- _EXERCISE BRIEF_: All of the data that follows should be retyped exactly, please, except the pictures.

- _GIVEN MATERIAL_:
>>>

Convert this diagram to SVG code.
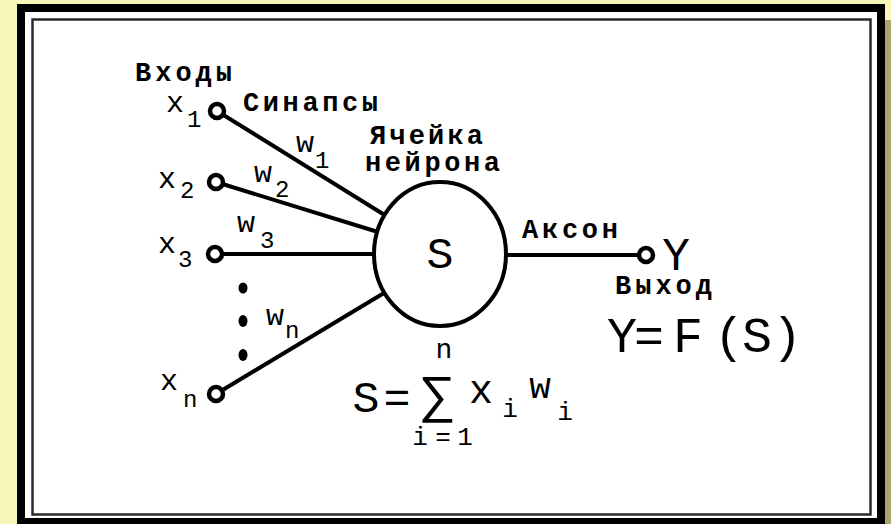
<svg xmlns="http://www.w3.org/2000/svg" width="891" height="524" viewBox="0 0 891 524">
<style>
.lbl{font-family:"Liberation Mono","DejaVu Sans Mono",monospace;font-weight:bold;font-size:27px;fill:#000}
.m{font-family:"Liberation Mono","DejaVu Sans Mono",monospace;fill:#000}
.wire{stroke:#000;stroke-width:4;fill:none;stroke-linecap:round}
.term{fill:#fff;stroke:#000;stroke-width:4.5}
</style>
<rect x="0" y="0" width="891" height="524" fill="#f8f5b8"/>
<rect x="885" y="20" width="6" height="504" fill="#aaa56c"/>
<rect x="17" y="4" width="868" height="525" fill="#000"/>
<rect x="25" y="12" width="852" height="506" fill="#fff"/>
<rect x="32.5" y="19.5" width="838" height="495" fill="none" stroke="#2a2a2a" stroke-width="2.5"/>

<g id="connectors">
<line class="wire" x1="217" y1="111" x2="383" y2="214"/>
<line class="wire" x1="216" y1="182" x2="378" y2="232"/>
<line class="wire" x1="215" y1="254" x2="376" y2="254"/>
<line class="wire" x1="216" y1="394" x2="384" y2="293"/>
<line class="wire" x1="505" y1="255" x2="646" y2="255"/>
</g>

<g id="neuron">
<ellipse cx="440" cy="254" rx="66" ry="72" fill="#fff" stroke="#000" stroke-width="4"/>
<text class="m" x="440" y="268" font-size="45" text-anchor="middle">S</text>
<text class="lbl" x="370" y="144" font-size="25" textLength="113">Ячейка</text>
<text class="lbl" x="365" y="171" font-size="25" textLength="135">нейрона</text>
</g>

<g id="input-x1">
<circle class="term" cx="217" cy="111" r="7"/>
<text class="m" x="166" y="112" font-size="30">x</text>
<text class="m" x="187" y="127" font-size="24">1</text>
</g>
<g id="input-x2">
<circle class="term" cx="216" cy="182" r="7"/>
<text class="m" x="158" y="188" font-size="30">x</text>
<text class="m" x="180" y="198" font-size="24">2</text>
</g>
<g id="input-x3">
<circle class="term" cx="215" cy="254" r="7"/>
<text class="m" x="158" y="253" font-size="30">x</text>
<text class="m" x="178" y="267" font-size="24">3</text>
</g>
<g id="input-xn">
<circle class="term" cx="216" cy="394" r="7"/>
<text class="m" x="160" y="390" font-size="30">x</text>
<text class="m" x="183" y="407" font-size="24">n</text>
</g>
<g id="dots">
<ellipse cx="243" cy="288" rx="4.5" ry="5.5" fill="#000"/>
<ellipse cx="243" cy="321" rx="4.5" ry="6" fill="#000"/>
<ellipse cx="243" cy="355" rx="4.5" ry="6" fill="#000"/>
</g>

<g id="weights">
<text class="m" x="296" y="152" font-size="30">w</text>
<text class="m" x="315" y="168" font-size="24">1</text>
<text class="m" x="254" y="182" font-size="30">w</text>
<text class="m" x="275" y="197" font-size="24">2</text>
<text class="m" x="237" y="232" font-size="30">w</text>
<text class="m" x="260" y="248" font-size="24">3</text>
<text class="m" x="266" y="325" font-size="30">w</text>
<text class="m" x="285" y="338" font-size="24">n</text>
</g>

<g id="labels">
<text class="lbl" x="135" y="81" textLength="97">Входы</text>
<text class="lbl" x="243" y="111" textLength="135">Синапсы</text>
<text class="lbl" x="522" y="238" textLength="96">Аксон</text>
</g>

<g id="output">
<circle class="term" cx="646" cy="255" r="7"/>
<text class="m" x="676" y="270" font-size="46" text-anchor="middle">Y</text>
<text class="lbl" x="615" y="294" font-size="26" textLength="97">Выход</text>
<text class="m" x="622 649 688 729 757 787" y="352" font-size="50" text-anchor="middle">Y=F(S)</text>
</g>

<g id="formula">
<text class="m" x="444" y="358" font-size="28" text-anchor="middle">n</text>
<text class="m" x="366 397" y="412" font-size="45" text-anchor="middle">S=</text>
<text class="m" x="437" y="411" font-size="52" text-anchor="middle">∑</text>
<text class="m" x="481" y="403" font-size="40" text-anchor="middle">x</text>
<text class="m" x="510" y="417" font-size="26" text-anchor="middle">i</text>
<text class="m" x="540" y="398" font-size="36" text-anchor="middle">w</text>
<text class="m" x="565" y="420" font-size="26" text-anchor="middle">i</text>
<text class="m" x="420 443 465" y="445" font-size="26" text-anchor="middle">i=1</text>
</g>
</svg>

<<<

- _ANSWER TO THE TASK_:
Convert this diagram to SVG code.
<svg xmlns="http://www.w3.org/2000/svg" width="891" height="524" viewBox="0 0 891 524">
<style>
.lbl{font-family:"Liberation Mono","DejaVu Sans Mono",monospace;font-weight:bold;font-size:27px;fill:#000}
.m{font-family:"Liberation Mono","DejaVu Sans Mono",monospace;fill:#000}
.wire{stroke:#000;stroke-width:4;fill:none;stroke-linecap:round}
.term{fill:#fff;stroke:#000;stroke-width:4.5}
</style>
<rect x="0" y="0" width="891" height="524" fill="#f8f5b8"/>
<rect x="885" y="20" width="6" height="504" fill="#aaa56c"/>
<rect x="17" y="4" width="868" height="525" fill="#000"/>
<rect x="25" y="12" width="852" height="506" fill="#fff"/>
<rect x="32.5" y="19.5" width="838" height="495" fill="none" stroke="#2a2a2a" stroke-width="2.5"/>

<g id="connectors">
<line class="wire" x1="217" y1="111" x2="383" y2="214"/>
<line class="wire" x1="216" y1="182" x2="378" y2="232"/>
<line class="wire" x1="215" y1="254" x2="376" y2="254"/>
<line class="wire" x1="216" y1="394" x2="384" y2="293"/>
<line class="wire" x1="505" y1="255" x2="646" y2="255"/>
</g>

<g id="neuron">
<ellipse cx="440" cy="254" rx="66" ry="72" fill="#fff" stroke="#000" stroke-width="4"/>
<text class="m" x="440" y="268" font-size="45" text-anchor="middle">S</text>
<text class="lbl" x="370" y="144" font-size="25" textLength="113">Ячейка</text>
<text class="lbl" x="365" y="171" font-size="25" textLength="135">нейрона</text>
</g>

<g id="input-x1">
<circle class="term" cx="217" cy="111" r="7"/>
<text class="m" x="166" y="112" font-size="30">x</text>
<text class="m" x="187" y="127" font-size="24">1</text>
</g>
<g id="input-x2">
<circle class="term" cx="216" cy="182" r="7"/>
<text class="m" x="158" y="188" font-size="30">x</text>
<text class="m" x="180" y="198" font-size="24">2</text>
</g>
<g id="input-x3">
<circle class="term" cx="215" cy="254" r="7"/>
<text class="m" x="158" y="253" font-size="30">x</text>
<text class="m" x="178" y="267" font-size="24">3</text>
</g>
<g id="input-xn">
<circle class="term" cx="216" cy="394" r="7"/>
<text class="m" x="160" y="390" font-size="30">x</text>
<text class="m" x="183" y="407" font-size="24">n</text>
</g>
<g id="dots">
<ellipse cx="243" cy="288" rx="4.5" ry="5.5" fill="#000"/>
<ellipse cx="243" cy="321" rx="4.5" ry="6" fill="#000"/>
<ellipse cx="243" cy="355" rx="4.5" ry="6" fill="#000"/>
</g>

<g id="weights">
<text class="m" x="296" y="152" font-size="30">w</text>
<text class="m" x="315" y="168" font-size="24">1</text>
<text class="m" x="254" y="182" font-size="30">w</text>
<text class="m" x="275" y="197" font-size="24">2</text>
<text class="m" x="237" y="232" font-size="30">w</text>
<text class="m" x="260" y="248" font-size="24">3</text>
<text class="m" x="266" y="325" font-size="30">w</text>
<text class="m" x="285" y="338" font-size="24">n</text>
</g>

<g id="labels">
<text class="lbl" x="135" y="81" textLength="97">Входы</text>
<text class="lbl" x="243" y="111" textLength="135">Синапсы</text>
<text class="lbl" x="522" y="238" textLength="96">Аксон</text>
</g>

<g id="output">
<circle class="term" cx="646" cy="255" r="7"/>
<text class="m" x="676" y="270" font-size="46" text-anchor="middle">Y</text>
<text class="lbl" x="615" y="294" font-size="26" textLength="97">Выход</text>
<text class="m" x="622 649 688 729 757 787" y="352" font-size="50" text-anchor="middle">Y=F(S)</text>
</g>

<g id="formula">
<text class="m" x="444" y="358" font-size="28" text-anchor="middle">n</text>
<text class="m" x="366 397" y="412" font-size="45" text-anchor="middle">S=</text>
<text class="m" x="437" y="411" font-size="52" text-anchor="middle">∑</text>
<text class="m" x="481" y="403" font-size="40" text-anchor="middle">x</text>
<text class="m" x="510" y="417" font-size="26" text-anchor="middle">i</text>
<text class="m" x="540" y="398" font-size="36" text-anchor="middle">w</text>
<text class="m" x="565" y="420" font-size="26" text-anchor="middle">i</text>
<text class="m" x="420 443 465" y="445" font-size="26" text-anchor="middle">i=1</text>
</g>
</svg>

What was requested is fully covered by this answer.